*Exercise*: Extract every line that contains the string "this".

*Provided entries*:
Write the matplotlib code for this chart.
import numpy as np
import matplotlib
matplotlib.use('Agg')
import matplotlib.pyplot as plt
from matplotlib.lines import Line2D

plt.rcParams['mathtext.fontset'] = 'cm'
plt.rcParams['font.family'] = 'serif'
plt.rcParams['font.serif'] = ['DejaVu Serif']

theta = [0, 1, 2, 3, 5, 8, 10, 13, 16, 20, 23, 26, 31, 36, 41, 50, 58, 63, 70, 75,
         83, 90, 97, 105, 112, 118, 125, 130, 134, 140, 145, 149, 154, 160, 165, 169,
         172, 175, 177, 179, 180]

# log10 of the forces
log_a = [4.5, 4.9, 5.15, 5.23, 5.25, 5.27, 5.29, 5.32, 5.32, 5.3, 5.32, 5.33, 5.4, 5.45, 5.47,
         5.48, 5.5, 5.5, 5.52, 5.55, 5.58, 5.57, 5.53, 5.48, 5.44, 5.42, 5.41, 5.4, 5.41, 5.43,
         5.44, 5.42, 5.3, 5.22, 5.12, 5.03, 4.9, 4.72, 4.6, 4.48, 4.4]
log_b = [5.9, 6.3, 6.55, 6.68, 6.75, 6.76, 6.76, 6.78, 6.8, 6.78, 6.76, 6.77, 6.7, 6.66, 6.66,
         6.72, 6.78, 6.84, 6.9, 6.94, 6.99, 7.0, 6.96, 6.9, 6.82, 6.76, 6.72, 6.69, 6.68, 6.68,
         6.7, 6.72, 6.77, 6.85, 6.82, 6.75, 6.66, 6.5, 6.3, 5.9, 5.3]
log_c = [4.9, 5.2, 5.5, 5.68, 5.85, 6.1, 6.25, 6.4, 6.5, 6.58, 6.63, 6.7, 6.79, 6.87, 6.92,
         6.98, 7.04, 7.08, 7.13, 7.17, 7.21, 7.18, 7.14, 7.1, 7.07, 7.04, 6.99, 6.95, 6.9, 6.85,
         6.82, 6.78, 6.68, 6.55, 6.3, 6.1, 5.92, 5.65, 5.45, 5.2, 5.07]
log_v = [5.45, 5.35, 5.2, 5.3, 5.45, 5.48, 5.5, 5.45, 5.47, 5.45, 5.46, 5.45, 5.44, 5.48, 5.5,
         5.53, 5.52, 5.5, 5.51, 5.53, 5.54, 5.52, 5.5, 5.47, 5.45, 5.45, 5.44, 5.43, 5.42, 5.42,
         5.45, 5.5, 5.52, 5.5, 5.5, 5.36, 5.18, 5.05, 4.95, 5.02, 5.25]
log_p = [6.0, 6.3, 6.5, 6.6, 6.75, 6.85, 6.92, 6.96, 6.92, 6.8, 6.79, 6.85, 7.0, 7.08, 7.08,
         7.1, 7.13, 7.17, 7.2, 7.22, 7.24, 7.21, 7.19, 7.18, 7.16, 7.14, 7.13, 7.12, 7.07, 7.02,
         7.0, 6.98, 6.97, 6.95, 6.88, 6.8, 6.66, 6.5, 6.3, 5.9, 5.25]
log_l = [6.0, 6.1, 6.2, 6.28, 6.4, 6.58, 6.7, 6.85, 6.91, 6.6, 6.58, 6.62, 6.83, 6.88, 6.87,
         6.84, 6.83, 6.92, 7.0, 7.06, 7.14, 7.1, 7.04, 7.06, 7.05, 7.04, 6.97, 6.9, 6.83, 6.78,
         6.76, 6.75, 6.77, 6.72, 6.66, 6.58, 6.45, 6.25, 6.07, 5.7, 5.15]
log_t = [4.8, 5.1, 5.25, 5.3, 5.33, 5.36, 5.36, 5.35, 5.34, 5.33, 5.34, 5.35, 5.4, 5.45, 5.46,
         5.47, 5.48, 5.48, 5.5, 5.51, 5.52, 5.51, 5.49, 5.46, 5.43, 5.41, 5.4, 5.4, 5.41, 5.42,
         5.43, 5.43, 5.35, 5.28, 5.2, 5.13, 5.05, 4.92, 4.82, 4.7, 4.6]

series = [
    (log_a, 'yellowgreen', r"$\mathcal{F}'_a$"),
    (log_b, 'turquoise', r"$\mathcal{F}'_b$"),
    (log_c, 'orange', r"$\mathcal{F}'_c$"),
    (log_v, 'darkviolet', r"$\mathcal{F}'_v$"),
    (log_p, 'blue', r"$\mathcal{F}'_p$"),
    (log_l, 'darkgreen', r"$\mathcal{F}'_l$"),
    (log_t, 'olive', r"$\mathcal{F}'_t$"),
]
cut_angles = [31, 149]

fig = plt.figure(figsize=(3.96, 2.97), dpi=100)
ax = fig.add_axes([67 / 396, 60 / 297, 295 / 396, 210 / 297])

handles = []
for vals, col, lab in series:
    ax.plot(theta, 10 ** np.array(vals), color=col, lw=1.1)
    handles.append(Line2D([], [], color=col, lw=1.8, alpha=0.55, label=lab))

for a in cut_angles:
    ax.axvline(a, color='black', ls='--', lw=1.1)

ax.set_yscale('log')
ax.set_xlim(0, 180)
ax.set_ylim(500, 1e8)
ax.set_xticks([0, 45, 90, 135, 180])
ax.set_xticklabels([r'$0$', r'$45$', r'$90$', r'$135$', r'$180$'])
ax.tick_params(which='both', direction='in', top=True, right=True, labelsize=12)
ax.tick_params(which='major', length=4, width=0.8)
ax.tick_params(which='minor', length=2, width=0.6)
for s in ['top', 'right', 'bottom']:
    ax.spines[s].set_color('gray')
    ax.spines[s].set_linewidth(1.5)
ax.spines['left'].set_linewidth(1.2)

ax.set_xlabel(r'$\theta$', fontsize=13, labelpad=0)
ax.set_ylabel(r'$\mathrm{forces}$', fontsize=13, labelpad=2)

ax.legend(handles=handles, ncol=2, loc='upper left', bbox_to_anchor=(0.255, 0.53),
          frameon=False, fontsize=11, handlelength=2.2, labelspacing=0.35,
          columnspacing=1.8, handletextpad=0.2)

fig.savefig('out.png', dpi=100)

...

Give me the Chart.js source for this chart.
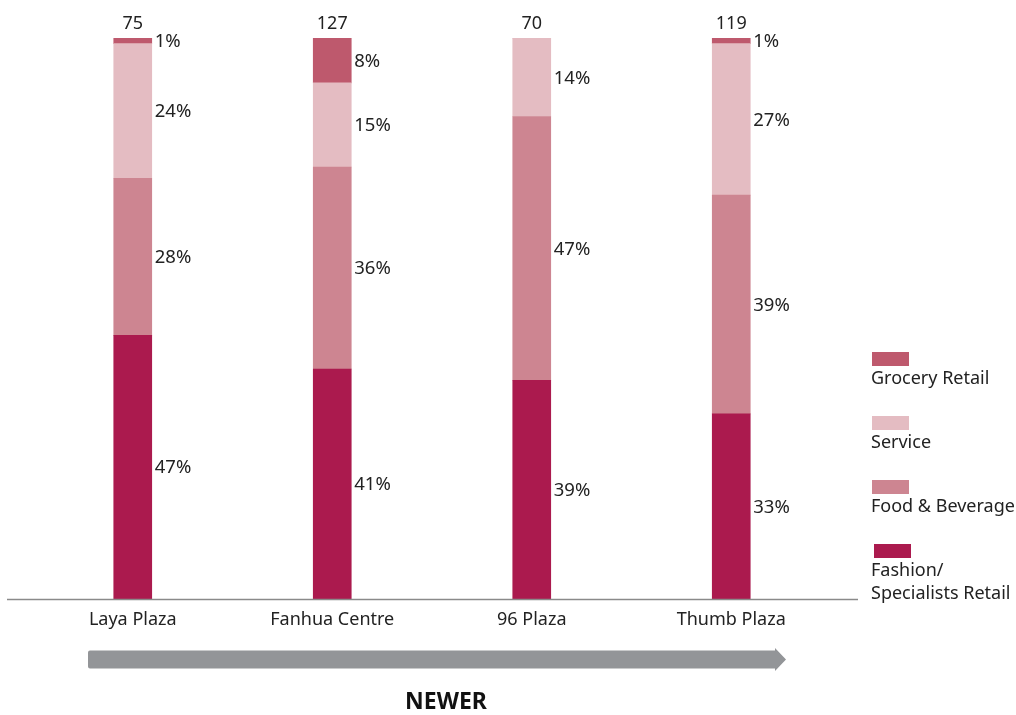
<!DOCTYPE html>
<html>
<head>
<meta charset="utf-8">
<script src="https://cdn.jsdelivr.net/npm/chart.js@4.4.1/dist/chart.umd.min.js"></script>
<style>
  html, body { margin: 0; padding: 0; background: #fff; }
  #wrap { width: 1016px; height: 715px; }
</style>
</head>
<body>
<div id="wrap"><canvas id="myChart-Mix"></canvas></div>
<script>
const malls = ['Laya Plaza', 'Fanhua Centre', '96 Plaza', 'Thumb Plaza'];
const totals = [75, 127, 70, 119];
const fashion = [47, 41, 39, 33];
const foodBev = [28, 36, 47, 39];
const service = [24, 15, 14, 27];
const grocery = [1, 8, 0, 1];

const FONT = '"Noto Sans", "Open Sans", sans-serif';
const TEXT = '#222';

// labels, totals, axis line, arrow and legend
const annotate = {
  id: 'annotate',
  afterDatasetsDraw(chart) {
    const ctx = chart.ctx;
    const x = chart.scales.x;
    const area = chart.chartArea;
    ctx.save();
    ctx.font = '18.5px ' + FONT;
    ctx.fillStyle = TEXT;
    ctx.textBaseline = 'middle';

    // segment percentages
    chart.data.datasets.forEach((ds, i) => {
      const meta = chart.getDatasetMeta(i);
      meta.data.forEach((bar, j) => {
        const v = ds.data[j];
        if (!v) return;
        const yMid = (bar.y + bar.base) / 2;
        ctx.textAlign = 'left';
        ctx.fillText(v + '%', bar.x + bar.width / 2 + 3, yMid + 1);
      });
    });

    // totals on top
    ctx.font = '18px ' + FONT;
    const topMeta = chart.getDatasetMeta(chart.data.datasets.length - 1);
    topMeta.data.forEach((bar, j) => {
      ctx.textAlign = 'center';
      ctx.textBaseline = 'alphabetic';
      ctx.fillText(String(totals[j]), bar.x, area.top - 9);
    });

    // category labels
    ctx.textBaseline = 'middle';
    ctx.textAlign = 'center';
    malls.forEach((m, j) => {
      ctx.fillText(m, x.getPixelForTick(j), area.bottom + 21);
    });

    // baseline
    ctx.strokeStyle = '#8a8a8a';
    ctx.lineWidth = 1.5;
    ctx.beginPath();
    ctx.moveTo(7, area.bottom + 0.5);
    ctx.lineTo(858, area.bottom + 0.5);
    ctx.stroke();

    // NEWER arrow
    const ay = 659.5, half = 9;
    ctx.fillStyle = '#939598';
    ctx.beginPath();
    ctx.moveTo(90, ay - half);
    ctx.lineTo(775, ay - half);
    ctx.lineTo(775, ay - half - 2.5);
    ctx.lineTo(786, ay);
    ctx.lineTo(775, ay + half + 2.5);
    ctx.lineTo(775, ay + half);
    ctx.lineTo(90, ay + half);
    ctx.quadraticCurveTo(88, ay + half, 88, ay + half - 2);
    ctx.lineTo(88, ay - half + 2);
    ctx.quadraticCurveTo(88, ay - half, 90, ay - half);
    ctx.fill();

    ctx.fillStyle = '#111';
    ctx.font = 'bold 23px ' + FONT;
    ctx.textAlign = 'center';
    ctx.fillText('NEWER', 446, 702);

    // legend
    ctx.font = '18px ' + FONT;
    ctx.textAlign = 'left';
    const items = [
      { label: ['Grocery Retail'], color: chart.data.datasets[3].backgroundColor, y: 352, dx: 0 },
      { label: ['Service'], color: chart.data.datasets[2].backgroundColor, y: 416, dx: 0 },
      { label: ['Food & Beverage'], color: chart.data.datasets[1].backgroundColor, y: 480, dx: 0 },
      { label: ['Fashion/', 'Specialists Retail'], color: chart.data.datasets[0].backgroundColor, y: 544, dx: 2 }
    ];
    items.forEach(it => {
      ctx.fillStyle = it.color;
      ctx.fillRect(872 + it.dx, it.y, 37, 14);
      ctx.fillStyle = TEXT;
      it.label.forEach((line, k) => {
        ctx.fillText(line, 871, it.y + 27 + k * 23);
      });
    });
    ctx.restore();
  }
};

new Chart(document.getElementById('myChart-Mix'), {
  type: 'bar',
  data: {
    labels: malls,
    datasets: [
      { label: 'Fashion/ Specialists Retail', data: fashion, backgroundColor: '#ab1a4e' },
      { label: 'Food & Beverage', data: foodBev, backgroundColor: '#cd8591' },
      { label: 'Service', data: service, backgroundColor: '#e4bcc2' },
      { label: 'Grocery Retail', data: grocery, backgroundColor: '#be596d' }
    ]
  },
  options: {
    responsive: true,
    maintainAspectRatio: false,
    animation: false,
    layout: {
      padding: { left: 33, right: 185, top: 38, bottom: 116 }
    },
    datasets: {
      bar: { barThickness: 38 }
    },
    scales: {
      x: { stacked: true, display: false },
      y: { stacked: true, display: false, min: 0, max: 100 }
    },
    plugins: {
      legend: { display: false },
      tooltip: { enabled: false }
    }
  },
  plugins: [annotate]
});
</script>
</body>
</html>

*Correct answer*:
Write the matplotlib code for this chart.
Give me the Chart.js source for this chart.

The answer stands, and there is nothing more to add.